So, you know, I gave him the run down. Told it straight, kept it simple. We talked about Jesus rising again so that we could go to Heaven. He knows all about Heaven. I think we'll leave sin for another year, and I dodged the whole cross thing. Well, I skimmed quickly over "the cross is a symbol of Jesus dying" and hoped he didn't say "what?" He didn't. I felt as though the cross had to be mentioned as I was planning on making hot cross buns. Other than that I think nails-in-to-hands is also a topic for another year (/decade). I must admit I've done more than enough talking about death with Reuben, and boy I wish Jesus wasn't the only one who could rise again.
Two years ago Reuben and I developed a wonderful habit of sitting down, always on the blue sofa, for a morning tea of hot cross buns. He LOVED them and it was a lovely tradition. I don't know how many weeks it lasted for, but I remember thinking "the supermarket won't be selling these forever, at this rate I'm going to have to start making them." I think we got through on bought ones, but last year I did have a go at making them a few times. I'm delighted that 'Bear and Lilly' requested on a recent post that I share my hot cross bun recipe, so they must have been good! I think they are, and I don't expect we'll be going to back to the supermarket for HCBs again.
In the spirit of soaking up new knowledge, and for the sake of your viewing pleasure, I decided that this time I would actually make the crosses and add a glaze. I confess I've never bothered doing this before. The glaze made them look, well, shinier, and they were a whole lot stickier. And the crosses felt right, given that this is Easter after all. It was awfully simple and now I know just one more little thing that I didn't know before - that crosses are simply made from flour and water.
|"When I'm finished this one I'll have that one"|
My crosses went fairly flat and wide, and I wonder if perhaps my paste was a little too wet. Again, if you have any thoughts on how to improve them I'd love to hear - I'm sure plenty of you know what you're talking about. I was surprised to read that the glaze goes on warm after the buns have been cooked.
A few more important things before you get started:
i.
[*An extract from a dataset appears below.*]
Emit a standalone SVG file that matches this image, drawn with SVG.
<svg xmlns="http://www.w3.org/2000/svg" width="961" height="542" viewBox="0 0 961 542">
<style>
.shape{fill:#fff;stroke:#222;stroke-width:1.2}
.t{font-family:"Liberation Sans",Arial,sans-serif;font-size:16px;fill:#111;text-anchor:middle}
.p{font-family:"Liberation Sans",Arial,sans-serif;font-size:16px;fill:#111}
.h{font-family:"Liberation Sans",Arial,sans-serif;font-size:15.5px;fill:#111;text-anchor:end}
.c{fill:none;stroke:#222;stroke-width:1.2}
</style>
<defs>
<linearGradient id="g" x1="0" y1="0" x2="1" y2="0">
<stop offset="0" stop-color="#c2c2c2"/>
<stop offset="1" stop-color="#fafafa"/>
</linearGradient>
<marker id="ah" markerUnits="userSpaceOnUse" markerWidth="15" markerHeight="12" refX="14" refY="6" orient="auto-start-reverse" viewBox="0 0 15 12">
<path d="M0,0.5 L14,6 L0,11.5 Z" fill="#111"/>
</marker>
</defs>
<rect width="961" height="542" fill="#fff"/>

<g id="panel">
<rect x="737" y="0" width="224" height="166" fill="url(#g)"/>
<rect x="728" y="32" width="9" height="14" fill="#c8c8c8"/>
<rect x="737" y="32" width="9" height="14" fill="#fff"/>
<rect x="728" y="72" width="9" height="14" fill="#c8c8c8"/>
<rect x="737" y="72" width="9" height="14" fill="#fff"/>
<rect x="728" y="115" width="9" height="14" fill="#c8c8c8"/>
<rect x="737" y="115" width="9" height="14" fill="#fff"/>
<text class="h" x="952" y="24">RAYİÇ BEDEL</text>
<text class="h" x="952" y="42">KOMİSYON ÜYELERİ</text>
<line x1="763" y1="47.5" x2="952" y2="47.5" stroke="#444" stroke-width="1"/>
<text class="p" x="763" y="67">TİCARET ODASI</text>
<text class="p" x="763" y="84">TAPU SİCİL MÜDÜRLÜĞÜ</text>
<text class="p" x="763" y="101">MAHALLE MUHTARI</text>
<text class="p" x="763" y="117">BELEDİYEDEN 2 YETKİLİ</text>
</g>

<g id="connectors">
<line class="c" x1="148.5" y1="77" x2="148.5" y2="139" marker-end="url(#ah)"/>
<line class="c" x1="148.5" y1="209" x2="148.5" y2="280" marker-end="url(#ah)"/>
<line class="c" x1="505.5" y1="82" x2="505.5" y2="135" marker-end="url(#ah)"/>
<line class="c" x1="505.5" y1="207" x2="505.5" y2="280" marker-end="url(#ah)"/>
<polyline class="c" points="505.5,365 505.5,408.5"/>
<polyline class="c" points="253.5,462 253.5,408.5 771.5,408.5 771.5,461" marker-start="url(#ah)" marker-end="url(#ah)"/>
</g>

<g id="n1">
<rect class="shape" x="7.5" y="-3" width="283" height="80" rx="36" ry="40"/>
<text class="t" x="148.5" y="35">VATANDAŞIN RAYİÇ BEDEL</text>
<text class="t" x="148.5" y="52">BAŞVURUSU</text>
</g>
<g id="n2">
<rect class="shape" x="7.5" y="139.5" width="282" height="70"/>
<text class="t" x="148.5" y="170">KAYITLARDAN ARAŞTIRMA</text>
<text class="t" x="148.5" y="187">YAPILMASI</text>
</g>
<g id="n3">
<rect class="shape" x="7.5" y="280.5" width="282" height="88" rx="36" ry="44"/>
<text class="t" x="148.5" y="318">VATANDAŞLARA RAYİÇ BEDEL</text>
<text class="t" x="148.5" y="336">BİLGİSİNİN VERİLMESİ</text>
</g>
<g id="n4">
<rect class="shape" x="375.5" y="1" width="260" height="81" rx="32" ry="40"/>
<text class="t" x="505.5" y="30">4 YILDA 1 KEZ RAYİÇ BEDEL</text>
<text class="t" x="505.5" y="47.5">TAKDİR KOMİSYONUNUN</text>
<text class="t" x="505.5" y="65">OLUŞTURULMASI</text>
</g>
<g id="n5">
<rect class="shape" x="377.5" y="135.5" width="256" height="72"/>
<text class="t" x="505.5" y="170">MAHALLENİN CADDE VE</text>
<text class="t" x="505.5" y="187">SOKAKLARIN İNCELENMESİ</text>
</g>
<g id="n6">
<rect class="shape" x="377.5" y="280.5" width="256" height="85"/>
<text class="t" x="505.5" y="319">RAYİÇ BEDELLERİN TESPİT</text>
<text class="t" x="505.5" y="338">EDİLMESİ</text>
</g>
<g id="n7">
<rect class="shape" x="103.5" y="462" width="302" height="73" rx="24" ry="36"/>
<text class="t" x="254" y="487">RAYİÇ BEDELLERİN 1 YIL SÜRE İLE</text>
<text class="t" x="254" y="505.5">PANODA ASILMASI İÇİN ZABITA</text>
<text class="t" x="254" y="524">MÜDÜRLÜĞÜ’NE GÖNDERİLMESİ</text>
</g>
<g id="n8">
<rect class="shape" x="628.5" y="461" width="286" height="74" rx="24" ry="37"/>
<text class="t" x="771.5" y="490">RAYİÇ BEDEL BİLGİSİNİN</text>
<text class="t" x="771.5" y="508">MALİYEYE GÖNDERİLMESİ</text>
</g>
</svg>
If you plan on coming round to our place over the next couple of days, make sure you get your pronunciation of Easter right, or we'll all just get confused.
ii. If you want to get a real explanation of Easter, have a read of this post by the brilliant Thalia on her site Sacraparental.
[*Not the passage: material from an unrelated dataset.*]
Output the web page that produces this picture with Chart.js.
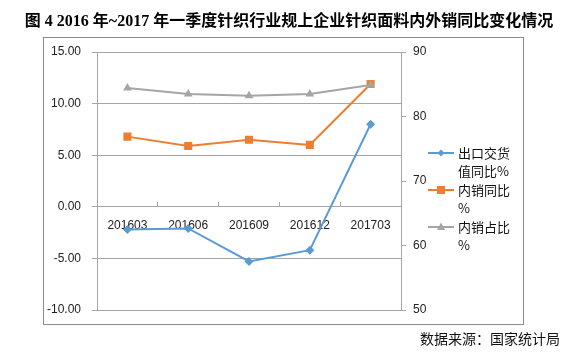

iii. Thank God for Easter. We will see Kent again.
Hot Cross Buns
1 cup warm water
1/8 cup milk
1 1/2 tablespoons butter or oil
3 1/2 cups flour
3 tablespoons sugar/glucose
1/2 cup raisins*
2 teaspoons cinnamon
1 teaspoon salt
2 teaspoons dry yeast
*If your machine has an add in beeper, add the raisins later at the time indicated.
Set your machine to dough for the mixing and first stages of rising.
When finished, remove dough and shape in to small buns, keeping them fairly close together.
Leave to rise in a warm place for 40 minutes.
Mix 1/2 cup flour with 5 tablespoons of water. Place in to a snaplock bag and trim a small corner off the bag. Pipe crosses on to buns just before they go in to the oven.
Bake at 180 degrees for 15 mins.
Warm 1/3 cup water on the stove with 2 tablespoons of sugar. Stir constantly while bringing to the boil, and simmer for 5 minutes. Brush on to the buns while the glaze and buns are still warm.
If you wish to make these by hand, mix the ingredients together with a knife, and finish with your hands. Put on to a floured surface and knead for 10 minutes. Place in to an oiled bowl, cover with plastic wrap, and leave in a warm place for 1 - 1 1/2 hours until dough has doubled in size. Punch dough down to original size and knead until smooth. Shape in to buns and follow the instructions above. These tips come thanks to taste.com.au
PS - since writing I have made these again and found that a thicker paste makes the crosses really messy. The paste sort of blobs out of the hole instead of running. Do the full 5 tablespoons of water and let me know if you have any other ideas.